:: Exercise prompt ::
Retype all material exactly. Pictures stay out of the copy.

:: Raw data ::
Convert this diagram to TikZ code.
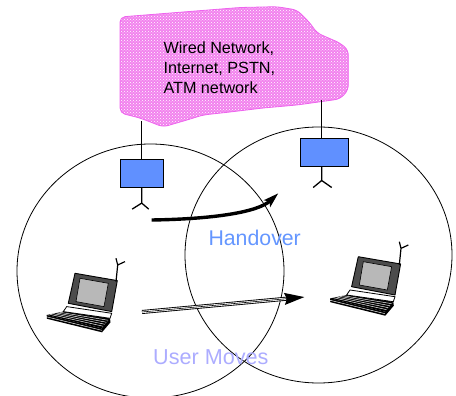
\documentclass[tikz,border=0pt]{standalone}
\usepackage{fontspec}
\setmainfont{Liberation Sans}
\usetikzlibrary{arrows.meta,calc,patterns,shapes.geometric}

\definecolor{cloudpink}{RGB}{242,130,238}
\definecolor{cloudedge}{RGB}{238,100,238}
\definecolor{bsblue}{RGB}{96,144,255}
\definecolor{handblue}{RGB}{100,150,255}
\definecolor{moveblue}{RGB}{172,172,255}

\tikzset{
  cell/.style={draw=black, line width=0.8pt, ellipse, inner sep=0pt,
    minimum width=267pt, minimum height=254pt},
  basestation/.style={draw=black, line width=0.9pt, fill=bsblue,
    minimum height=27.7pt, inner sep=0pt},
  wire/.style={line width=0.9pt},
  aerial/.style={line width=1.3pt},
  laptop/.pic={
    % keyboard top face with key rows
    \fill[black] (-11.7,38.3) -- (35,45) -- (26.7,55) -- (-28.3,41.7) -- cycle;
    \foreach \t in {0.2,0.4,0.6,0.8}
      \draw[white, line width=0.45pt]
        ($(-28.3,41.7)!\t!(-11.7,38.3)$) -- ($(26.7,55)!\t!(35,45)$);
    % front edge of the base
    \fill[black] (-28.3,41.7) -- (26.7,55) -- (27,59) -- (-28,45.5) -- cycle;
    \draw[white, line width=0.45pt] (-28.2,43.6) -- (26.8,57);
    \fill[black] (26.7,55) -- (35,45) -- (35.5,49) -- (27,59) -- cycle;
    % hinge strip
    \draw[black, fill=white, line width=0.8pt]
      (-8.3,33.3) -- (36.7,40) -- (35,45) -- (-11.7,38.3) -- cycle;
    % lid and screen
    \draw[black, fill=black!70, line width=0.9pt, line join=round]
      (0,0) -- (42.3,7.3) -- (36.7,38.3) -- (-6.7,30) -- cycle;
    \draw[black, fill=black!28, line width=0.6pt]
      (5,5) -- (33.3,10) -- (29,33.3) -- (1,28.3) -- cycle;
    % radio antenna
    \draw[black, line width=1.2pt] (41,8.3) -- (42.7,-8.3) -- (50,-11.7)
      (42.7,-8.3) -- (41,-15);
    \coordinate (-out) at (67,38.7);
    \coordinate (-in) at (-53.3,40.3);
  }
}

\begin{document}
\begin{tikzpicture}[x=1pt,y=-1pt]
\useasboundingbox (0,0) rectangle (456,396);

% radio cells
\node[cell] (cellA) at (150.5,271) {};
\node[cell, minimum height=256pt] (cellB) at (318.5,255) {};

% backbone cloud
\draw[cloudedge, line width=0.8pt, rounded corners=5pt,
      preaction={fill=cloudpink},
      pattern=crosshatch dots, pattern color=white]
  (120,113) -- (120,17) -- (187,11.7) -- (240,7.5) -- (277,6.7)
  -- (297,10) -- (310,23) -- (317,33) -- (340,43) -- (348.3,50)
  -- (348.3,90) -- (340,99) -- (297,105) -- (263,108) -- (230,112)
  -- (203,115) -- (187,120) -- (163,127) -- (153,123) -- (140,118) -- cycle;
\node[anchor=north west, inner sep=0pt, align=left,
      font=\fontsize{16.2}{19.8}\selectfont] (wired) at (163.3,41.6)
  {Wired Network,\\Internet, PSTN,\\ATM network};
\coordinate (cA) at (141.7,121);
\coordinate (cB) at (321.7,100);

% base stations
\node[basestation, minimum width=43.3pt] (bsA) at (141.7,173.8) {};
\node[basestation, minimum width=48.3pt] (bsB) at (324.2,152.2) {};
\draw[wire] (cA) -- (bsA.north);
\draw[wire] (cB) -- (cB |- bsB.north);
\draw[aerial] (bsA.south) -- ++(0,15) coordinate (aA)
  (aA) -- ++(-9.5,6) (aA) -- ++(7,6);
\draw[aerial] (cB |- bsB.south) -- ++(0,14) coordinate (aB)
  (aB) -- ++(-8.5,7) (aB) -- ++(10,7);

% mobile terminals
\pic (lapA) at (75,273.3) {laptop};
\pic (lapB) at (358.3,256.7) {laptop};

% handover arrow
\coordinate (hs) at (151.7,220);
\coordinate (he) at (278.3,193.3);
\draw[line width=3.4pt, -{Stealth[length=15pt,width=9pt,inset=3pt]}]
  (hs) .. controls (215,219) and (258,212) .. (he);

% movement arrow
\draw[line width=4pt, -{Stealth[length=20pt,width=11pt,inset=2pt]}]
  (lapA-out) -- (lapB-in);
\draw[white, line width=2.2pt, shorten >=19pt] (lapA-out) -- (lapB-in);
\draw[black, line width=0.6pt, shorten >=19pt] (lapA-out) -- (lapB-in);

% labels
\node[anchor=base west, inner sep=0pt, text=handblue,
      font=\fontsize{21.3}{25}\selectfont] (hand) at (208.3,245) {Handover};
\node[anchor=base west, inner sep=0pt, text=moveblue,
      font=\fontsize{21.6}{25}\selectfont] (moves) at (153,364) {User Moves};
\end{tikzpicture}
\end{document}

:: Full response ::
Convert this diagram to TikZ code.
\documentclass[tikz,border=0pt]{standalone}
\usepackage{fontspec}
\setmainfont{Liberation Sans}
\usetikzlibrary{arrows.meta,calc,patterns,shapes.geometric}

\definecolor{cloudpink}{RGB}{242,130,238}
\definecolor{cloudedge}{RGB}{238,100,238}
\definecolor{bsblue}{RGB}{96,144,255}
\definecolor{handblue}{RGB}{100,150,255}
\definecolor{moveblue}{RGB}{172,172,255}

\tikzset{
  cell/.style={draw=black, line width=0.8pt, ellipse, inner sep=0pt,
    minimum width=267pt, minimum height=254pt},
  basestation/.style={draw=black, line width=0.9pt, fill=bsblue,
    minimum height=27.7pt, inner sep=0pt},
  wire/.style={line width=0.9pt},
  aerial/.style={line width=1.3pt},
  laptop/.pic={
    % keyboard top face with key rows
    \fill[black] (-11.7,38.3) -- (35,45) -- (26.7,55) -- (-28.3,41.7) -- cycle;
    \foreach \t in {0.2,0.4,0.6,0.8}
      \draw[white, line width=0.45pt]
        ($(-28.3,41.7)!\t!(-11.7,38.3)$) -- ($(26.7,55)!\t!(35,45)$);
    % front edge of the base
    \fill[black] (-28.3,41.7) -- (26.7,55) -- (27,59) -- (-28,45.5) -- cycle;
    \draw[white, line width=0.45pt] (-28.2,43.6) -- (26.8,57);
    \fill[black] (26.7,55) -- (35,45) -- (35.5,49) -- (27,59) -- cycle;
    % hinge strip
    \draw[black, fill=white, line width=0.8pt]
      (-8.3,33.3) -- (36.7,40) -- (35,45) -- (-11.7,38.3) -- cycle;
    % lid and screen
    \draw[black, fill=black!70, line width=0.9pt, line join=round]
      (0,0) -- (42.3,7.3) -- (36.7,38.3) -- (-6.7,30) -- cycle;
    \draw[black, fill=black!28, line width=0.6pt]
      (5,5) -- (33.3,10) -- (29,33.3) -- (1,28.3) -- cycle;
    % radio antenna
    \draw[black, line width=1.2pt] (41,8.3) -- (42.7,-8.3) -- (50,-11.7)
      (42.7,-8.3) -- (41,-15);
    \coordinate (-out) at (67,38.7);
    \coordinate (-in) at (-53.3,40.3);
  }
}

\begin{document}
\begin{tikzpicture}[x=1pt,y=-1pt]
\useasboundingbox (0,0) rectangle (456,396);

% radio cells
\node[cell] (cellA) at (150.5,271) {};
\node[cell, minimum height=256pt] (cellB) at (318.5,255) {};

% backbone cloud
\draw[cloudedge, line width=0.8pt, rounded corners=5pt,
      preaction={fill=cloudpink},
      pattern=crosshatch dots, pattern color=white]
  (120,113) -- (120,17) -- (187,11.7) -- (240,7.5) -- (277,6.7)
  -- (297,10) -- (310,23) -- (317,33) -- (340,43) -- (348.3,50)
  -- (348.3,90) -- (340,99) -- (297,105) -- (263,108) -- (230,112)
  -- (203,115) -- (187,120) -- (163,127) -- (153,123) -- (140,118) -- cycle;
\node[anchor=north west, inner sep=0pt, align=left,
      font=\fontsize{16.2}{19.8}\selectfont] (wired) at (163.3,41.6)
  {Wired Network,\\Internet, PSTN,\\ATM network};
\coordinate (cA) at (141.7,121);
\coordinate (cB) at (321.7,100);

% base stations
\node[basestation, minimum width=43.3pt] (bsA) at (141.7,173.8) {};
\node[basestation, minimum width=48.3pt] (bsB) at (324.2,152.2) {};
\draw[wire] (cA) -- (bsA.north);
\draw[wire] (cB) -- (cB |- bsB.north);
\draw[aerial] (bsA.south) -- ++(0,15) coordinate (aA)
  (aA) -- ++(-9.5,6) (aA) -- ++(7,6);
\draw[aerial] (cB |- bsB.south) -- ++(0,14) coordinate (aB)
  (aB) -- ++(-8.5,7) (aB) -- ++(10,7);

% mobile terminals
\pic (lapA) at (75,273.3) {laptop};
\pic (lapB) at (358.3,256.7) {laptop};

% handover arrow
\coordinate (hs) at (151.7,220);
\coordinate (he) at (278.3,193.3);
\draw[line width=3.4pt, -{Stealth[length=15pt,width=9pt,inset=3pt]}]
  (hs) .. controls (215,219) and (258,212) .. (he);

% movement arrow
\draw[line width=4pt, -{Stealth[length=20pt,width=11pt,inset=2pt]}]
  (lapA-out) -- (lapB-in);
\draw[white, line width=2.2pt, shorten >=19pt] (lapA-out) -- (lapB-in);
\draw[black, line width=0.6pt, shorten >=19pt] (lapA-out) -- (lapB-in);

% labels
\node[anchor=base west, inner sep=0pt, text=handblue,
      font=\fontsize{21.3}{25}\selectfont] (hand) at (208.3,245) {Handover};
\node[anchor=base west, inner sep=0pt, text=moveblue,
      font=\fontsize{21.6}{25}\selectfont] (moves) at (153,364) {User Moves};
\end{tikzpicture}
\end{document}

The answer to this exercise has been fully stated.